Sanitation crews work to remove massive amounts of garbage from DAPL protest camp before spring thaw

CANNON BALL, N.D. - Last week, we showed you all the garbage that was left by Dakota Access Pipeline protesters at the Oceti Sakowin Camp.

Now, we're showing you where all that trash will end up.

Sanitation crews are working hard to dispose of six months' worth of garbage from a community the size of Wahpeton or Valley City. The mountains of debris need to be moved before the spring thaw occurs.

Making a dent in the immense amount of trash being hauled out of the Oceti Sakowin protest camp is being hindered by the weather.
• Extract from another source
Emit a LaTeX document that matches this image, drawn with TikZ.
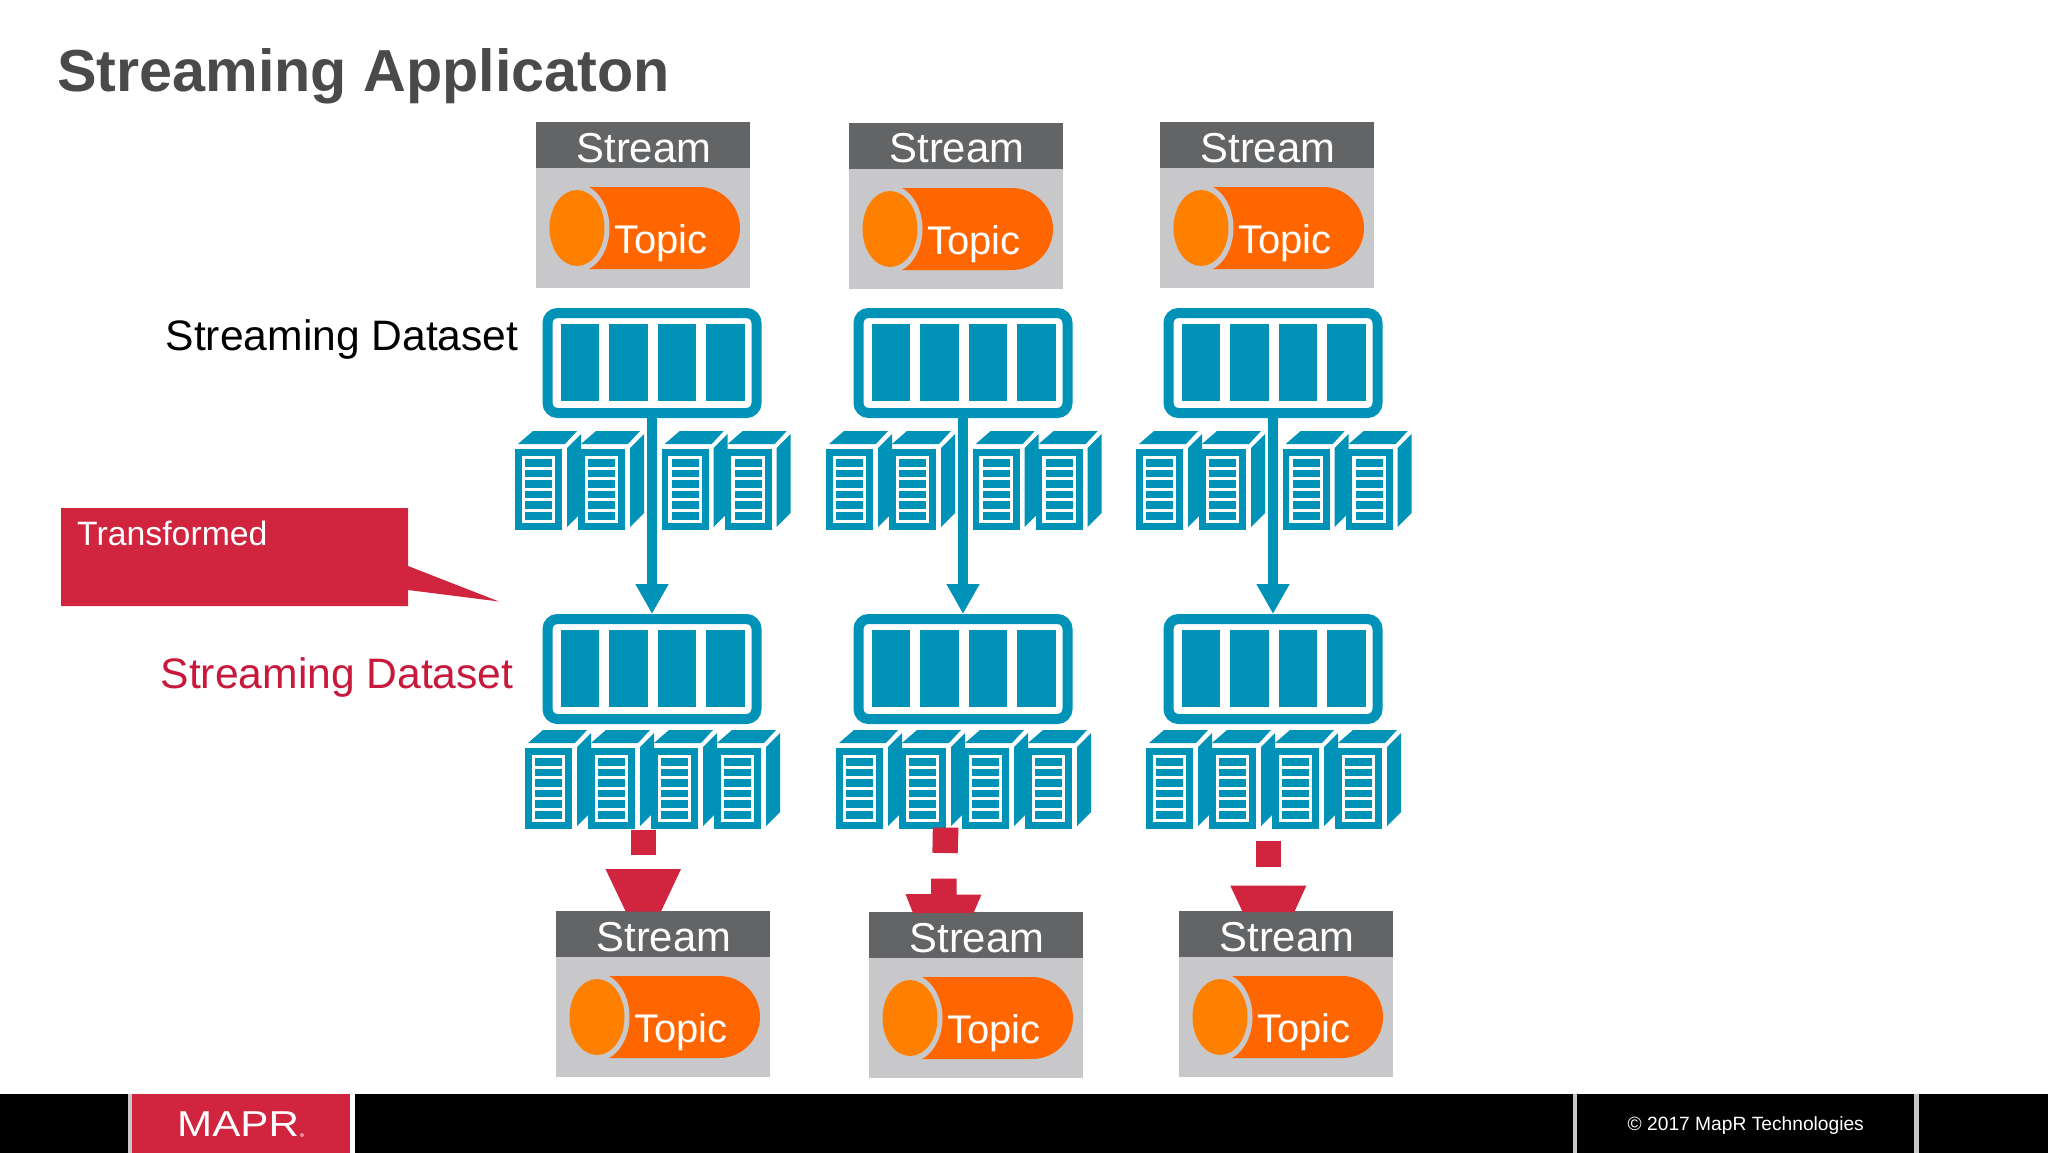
\documentclass[tikz,border=0pt]{standalone}
\usepackage{xcolor}
\usepackage{fontspec}
\setmainfont{Liberation Sans}
\usetikzlibrary{arrows.meta}

\definecolor{teal}{HTML}{0093B7}
\definecolor{hdrgrey}{HTML}{636466}
\definecolor{boxgrey}{HTML}{C8C8CA}
\definecolor{topicdark}{HTML}{FF6600}
\definecolor{topiclight}{HTML}{FF8000}
\definecolor{redbox}{HTML}{D0243F}
\definecolor{redtext}{HTML}{C8193C}
\definecolor{titlegrey}{HTML}{4A4A4C}

\newcommand{\px}[1]{\fontsize{#1}{#1}\selectfont}

\tikzset{
    txt/.style={inner sep=0pt, anchor=base west},
    dataset/.style={draw=teal, line width=10pt, rounded corners=10pt, fill=white,
        minimum width=209pt, minimum height=100pt, inner sep=0pt},
    flow/.style={draw=teal, line width=10pt, -{Triangle[length=30pt,width=31pt]}},
    redshape/.style={fill=redbox},
    stream/.pic={
        \fill[boxgrey] (0,0) rectangle (214,166);
        \fill[hdrgrey] (0,0) rectangle (214,46);
        \fill[topicdark] (40,65) [rounded corners=41pt] -- (204,65) -- (204,147) [sharp corners] -- (40,147) -- cycle;
        \fill[boxgrey] (41,106) ellipse [x radius=32.5, y radius=44];
        \fill[topiclight] (41,106) ellipse [x radius=27.5, y radius=38];
        \node[txt, white, font=\px{41.8}] (-head) at (40.3,40) {Stream};
        \node[txt, white, font=\px{40}] (-topic) at (78,131.7) {Topic};
    },
    server/.pic={
        \fill[teal] (0,0) rectangle (47,81);
        \fill[teal] (3,-5) -- (18,-18) -- (62,-18) -- (50,-5) -- cycle;
        \fill[teal] (52,-1) -- (66,-15) -- (66,64) -- (52,78) -- cycle;
        \draw[white, line width=3.5pt] (8.4,8.4) rectangle (38.6,72.4);
        \foreach \a/\b in {17.5/20.5,28/31,38.5/41.5,49/52,59.5/62.5}
            \fill[white] (8.4,\a) rectangle (38.6,\b);
    }
}

\begin{document}
\begin{tikzpicture}[x=1pt,y=-1pt]
    \useasboundingbox (0,0) rectangle (2048,1153);
    \fill[white] (0,0) rectangle (2048,1153);

    \node[txt, titlegrey, font=\px{59.3}\bfseries] (title) at (57,91.5) {Streaming Applicaton};
    \node[txt, font=\px{42.6}] (lblin) at (165.5,350) {Streaming Dataset};
    \node[txt, redtext, font=\px{42.6}] (lblout) at (160.5,688) {Streaming Dataset};

    % callout
    \fill[redbox] (61,508) -- (408,508) -- (408,566) -- (499,601.5) -- (408,590) -- (408,606) -- (61,606) -- cycle;
    \node[txt, white, font=\px{33.8}] (callout) at (77,545) {Transformed};

    % three columns
    \foreach \c/\dx/\sx/\sy/\bx/\by in {1/0/536/122/556/911, 2/311/849/123/869/912, 3/621/1160/122/1179/911} {
        \pic (in\c) at (\sx,\sy) {stream};
        \node[dataset] (top\c) at (652+\dx,363) {};
        \node[dataset] (low\c) at (652+\dx,669) {};
        \foreach \n in {0,1,2,3} {
            \fill[teal] (560.5+\dx+\n*48.5,324) rectangle +(38.5,77);
            \fill[teal] (560.5+\dx+\n*48.5,630) rectangle +(38.5,77);
        }
        \foreach \s in {0,63,146.7,209.7}
            \pic at (515+\dx+\s,449) {server};
        \foreach \s in {0,63,126,189}
            \pic at (525+\dx+\s,748) {server};
        \draw[flow] (top\c) -- (low\c);
        \pic (out\c) at (\bx,\by) {stream};
    }

    % red arrow pieces
    \fill[redshape] (630.5,830) rectangle (656,855);
    \fill[redshape] (605.5,869) -- (681,869) -- (661,911.5) -- (625.7,911.5) -- cycle;
    \fill[redshape] (932.8,827.7) -- (958.5,827.7) -- (957.7,853.3) -- (932.4,852.7) -- cycle;
    \fill[redshape] (931,878.7) -- (956.5,878.7) -- (956.5,894.7) -- (981.4,894.7) -- (973.5,913) -- (913,913) -- (905.5,894) -- (931,894) -- cycle;
    \fill[redshape] (1255.7,841.3) rectangle (1281.3,866.7);
    \fill[redshape] (1230.3,885.7) -- (1306.3,885.7) -- (1294.3,912) -- (1242.7,912) -- cycle;

    % footer
    \fill[black] (0,1094) rectangle (2048,1153);
    \fill[boxgrey] (128,1094) rectangle (132,1153);
    \fill[redbox] (132,1094) rectangle (350,1153);
    \fill[white] (350,1094) rectangle (355,1153);
    \fill[boxgrey] (1572.5,1094) rectangle (1576.5,1153);
    \fill[boxgrey] (1914,1094) rectangle (1918.5,1153);
    \node[txt, white, font=\px{36}, xscale=1.17] (logo) at (177,1136) {MAPR};
    \fill[redtext!50!white] (302,1135) circle (2);
    \node[txt, white, font=\px{19.2}] (copy) at (1627.5,1130) {© 2017 MapR Technologies};
\end{tikzpicture}
\end{document}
All the garbage that was left behind is now frozen into massive chunks of junk.

In a month, all this trash could become toxic.

"Standing Rock Environmental Protection Agency and Dakota Sanitation are working together to try and advert an environmental tragedy," says Tom Doering, Morton County Emergency Manager.

It's estimated it will take 250 trucks filled with litter to clear the camp.

"There's a lot of work to be done," says Doering.

Each load that's dumped is inspected by the Morton County Sheriff's Department.

"We are looking for, as I said, anything illegal, anything that might be used to, I guess, harm our officers during a protest," says Jay Gruebele, Morton County Sheriff's Office Captain.

Authorities are also searching through the piles for evidence they hope they don't find.

"As bad as it sounds, we're looking for people that may have died and could be wrapped up in a canvas or a tarp or tent," says Gruebele.

Logistics make cleaning up this mess more difficult.

"Because the bridge is closed, they have to take the long way around, so it's adding haul time," says Doering.

Twenty-three loads have been dumped at the Bismarck Landfill since the cleanup started.

The clean-up effort started about a week ago.